An sich nichts Verwerfliches, sondern eher lobenswert. Aber in der jetzigen Großwetterlage wird der Spieß sofort umgedreht: Nun wirkt es so, als werde Piastri in genau jener Phase der Saison vom Team benachteiligt, weil um wertvolle Vorbereitungszeit gebracht, in der es für den Aussie darauf ankommt, sich im Team gegen Norris durchzusetzen und so auch die Waffen gegen Verstappen zu schärfen.
Längst tönt es vielstimmig durchs Fahrerlager, McLaren-Boss Zak Brown würde sogar Lando Norris bevorzugen.
Das tut er nicht. Er lässt beide auf Augenhöhe kämpfen. Aber er und sein Teamchef Andrea Stella kriegen den Geist grad nicht in jene Flasche zurück, aus der sie ihn mit dem ebenso hehren wie unsinnigen Platztausch von Monza rausgelassen haben.
Da tickt Red Bull anders. Solch’ falsch verstandene Fairness kommt dem Team aus Milton Keynes nicht in den Sinn. Da wird alles dem Erfolg untergeordnet. Die Formel 1 ist wie jeder Hochleistungssport immer auch Darwinismus.

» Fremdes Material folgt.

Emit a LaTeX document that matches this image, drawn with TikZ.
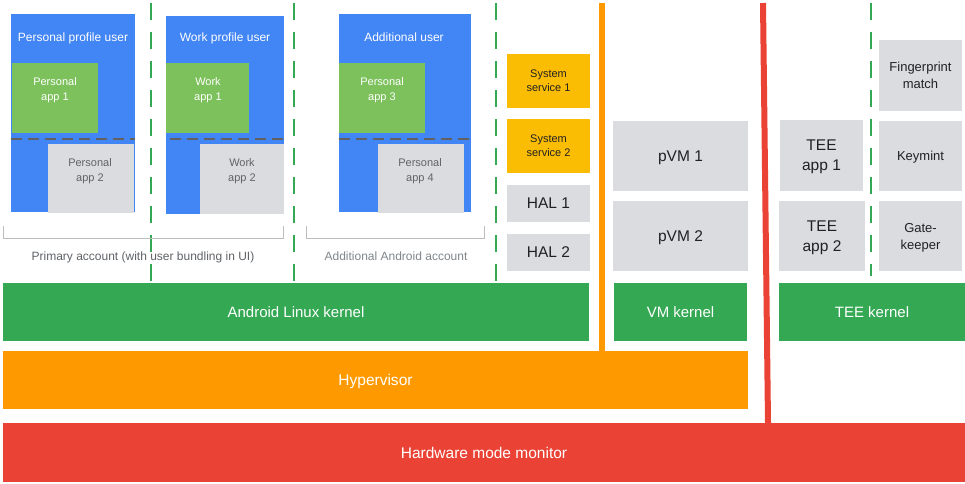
\documentclass[tikz,border=0pt]{standalone}
\usepackage{fontspec}
\setmainfont{Liberation Sans}
\usetikzlibrary{fit}
\definecolor{gblue}{HTML}{4285F4}
\definecolor{gapp}{HTML}{7CC15B}
\definecolor{ggray}{HTML}{DADCE0}
\definecolor{gyellow}{HTML}{FBBC04}
\definecolor{gorange}{HTML}{FF9900}
\definecolor{gred}{HTML}{EA4335}
\definecolor{gkgreen}{HTML}{34A853}
\definecolor{gdark}{HTML}{202124}
\definecolor{gmid}{HTML}{5F6368}
\definecolor{glight}{HTML}{80868B}
\definecolor{gbracket}{HTML}{BDBDBD}
\definecolor{gdash}{HTML}{616161}
\begin{document}
\begin{tikzpicture}[x=1pt,y=-1pt,
  base/.style={rectangle, inner sep=0pt, outer sep=0pt, draw=none, align=center, text depth=0pt},
  sz/.style 2 args={minimum width=#1pt, minimum height=#2pt},
  userbox/.style={base, fill=gblue},
  appbox/.style={base, fill=gapp},
  graybox/.style={base, fill=ggray, text=gdark},
  svcbox/.style={base, fill=gyellow, text=gdark, font=\fontsize{11}{14}\selectfont},
  halbox/.style={base, fill=ggray, text=gdark, font=\fontsize{15.5}{20}\selectfont},
  teebox/.style={base, fill=ggray, text=gdark, font=\fontsize{13}{17}\selectfont},
  kernel/.style={base, fill=gkgreen, text=white, font=\fontsize{15}{18}\selectfont},
  title/.style={text=white, font=\fontsize{12}{14}\selectfont, inner sep=0pt, text depth=0pt},
  apptxt/.style={font=\fontsize{11}{15}\selectfont, align=center, inner sep=0pt, text depth=0pt},
  caption/.style={font=\fontsize{12}{14}\selectfont, inner sep=0pt, text depth=0pt},
  sepline/.style={draw=gkgreen, line width=2pt, dash pattern=on 17pt off 12pt},
  appsep/.style={draw=gdash, line width=2.5pt, dash pattern=on 11pt off 6pt},
  bracket/.style={draw=gbracket, line width=1pt},
  vline/.style={line width=6pt}
]
\useasboundingbox[fill=white] (0,0) rectangle (965,483);

% separators
\draw[sepline] (151,3) -- (151,283);
\draw[sepline] (294,3) -- (294,283);
\draw[sepline] (496,3) -- (496,283);
\draw[sepline] (871,3) -- (871,276);

% user boxes
\node[userbox, fit={(11,14) (135,212)}] (pu) {};
\node[title] (put) at (73,37) {Personal profile user};
\node[appbox, fit={(12,63) (98,133)}] (pa1) {};
\node[apptxt, text=white] (pa1t) at (55,89) {Personal\\app 1};
\node[graybox, fit={(48,144) (134,213)}] (pa2) {};
\node[apptxt, text=gmid] (pa2t) at (90,170) {Personal\\app 2};
\draw[appsep] (11,139) -- (135,139);

\node[userbox, fit={(166,16) (284,214)}] (wu) {};
\node[title] (wut) at (225,37) {Work profile user};
\node[appbox, fit={(166,63) (249,133)}] (wa1) {};
\node[apptxt, text=white] (wa1t) at (208,89) {Work\\app 1};
\node[graybox, fit={(200,144) (284,214)}] (wa2) {};
\node[apptxt, text=gmid] (wa2t) at (242,170) {Work\\app 2};
\draw[appsep] (170,139) -- (284,139);

\node[userbox, fit={(339,14) (471,212)}] (au) {};
\node[title] (aut) at (404,37) {Additional user};
\node[appbox, fit={(339,63) (425,133)}] (aa1) {};
\node[apptxt, text=white] (aa1t) at (382,89) {Personal\\app 3};
\node[graybox, fit={(378,144) (464,213)}] (aa2) {};
\node[apptxt, text=gmid] (aa2t) at (420,170) {Personal\\app 4};
\draw[appsep] (339,139) -- (470,139);

% brackets
\draw[bracket] (3,226) -- (3,238) -- (283,238) -- (283,226);
\node[caption, text=gmid] (pacc) at (143,256) {Primary account (with user bundling in UI)};
\draw[bracket] (306,226) -- (306,238) -- (484,238) -- (484,226);
\node[caption, text=glight] (aacc) at (396,256) {Additional Android account};

% system services and HALs
\node[svcbox, sz={83}{54}] (ss1) at (548.5,81) {System\\service 1};
\node[svcbox, sz={83}{54}] (ss2) at (548.5,146) {System\\service 2};
\node[halbox, sz={83}{37}] (hal1) at (548.5,203.5) {HAL 1};
\node[halbox, sz={83}{37}] (hal2) at (548.5,252.5) {HAL 2};

% pVMs
\node[halbox, sz={135}{70}] (pvm1) at (680.5,156) {pVM 1};
\node[halbox, sz={135}{70}] (pvm2) at (680.5,236) {pVM 2};

% TEE
\node[halbox, sz={83}{71}] (tee1) at (821.5,155.5) {TEE\\app 1};
\node[halbox, sz={86}{70}] (tee2) at (822,236) {TEE\\app 2};
\node[teebox, sz={83}{71}] (fp) at (920.5,75.5) {Fingerprint\\match};
\node[teebox, sz={83}{70}] (km) at (920.5,156) {Keymint};
\node[teebox, sz={83}{70}] (gk) at (920.5,236) {Gate-\\keeper};

% kernels
\node[kernel, sz={586}{58}] (alk) at (296,312) {Android Linux kernel};
\node[kernel, sz={133}{58}] (vmk) at (680.5,312) {VM kernel};
\node[kernel, sz={186}{58}] (teek) at (872,312) {TEE kernel};

% hypervisor and monitor
\node[base, fill=gorange, text=white, font=\fontsize{15.5}{18}\selectfont, sz={745}{58}] (hyp) at (375.5,380) {Hypervisor};
\node[base, fill=gred, text=white, font=\fontsize{15.5}{18}\selectfont, sz={962}{59}] (hmm) at (484,452.5) {Hardware mode monitor};

% vertical boundary lines
\coordinate (otop) at (602,3);
\draw[vline, draw=gorange] (otop) -- (hyp.north -| otop);
\coordinate (rtop) at (763,3);
\coordinate (rbot) at (768,423);
\draw[vline, draw=gred] (rtop) -- (rbot);
\end{tikzpicture}
\end{document}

Es ist schon Jahrzehnte her, da habe ich mich mal in irgendeinem Fahrerlager mit Bob Bell unterhalten, damals Chefkonstrukteur beim Formel 1-Team von Renault. Wir sprachen weiland über eine Minimalchance seines Teams, ein Titelrennen doch noch umdrehen zu können. Er schwor Stein und Bein, alles daranzusetzen. Sein Satz klingt mir heute noch in den Ohren: „WM-Titel sind ein so seltenes Gut; wenn man die Chance hat, mal einen zu gewinnen, dann kämpft man mit allem dafür, was man hat.“ Im weiteren Verlauf des Gesprächs fiel die Rede auf ein Jahr, in dem BMW als Werksteam sich entschloss, die Weiterentwicklung des Autos vorzeitig einzustellen, obwohl Robert Kubica damals noch rechnerische WM-Chancen hatte. „What BMW did“, sagte Bell damals „was ludicrous.“
Also lachhaft.
Jetzt wiederholt McLaren genau diese Komödie der Irrungen.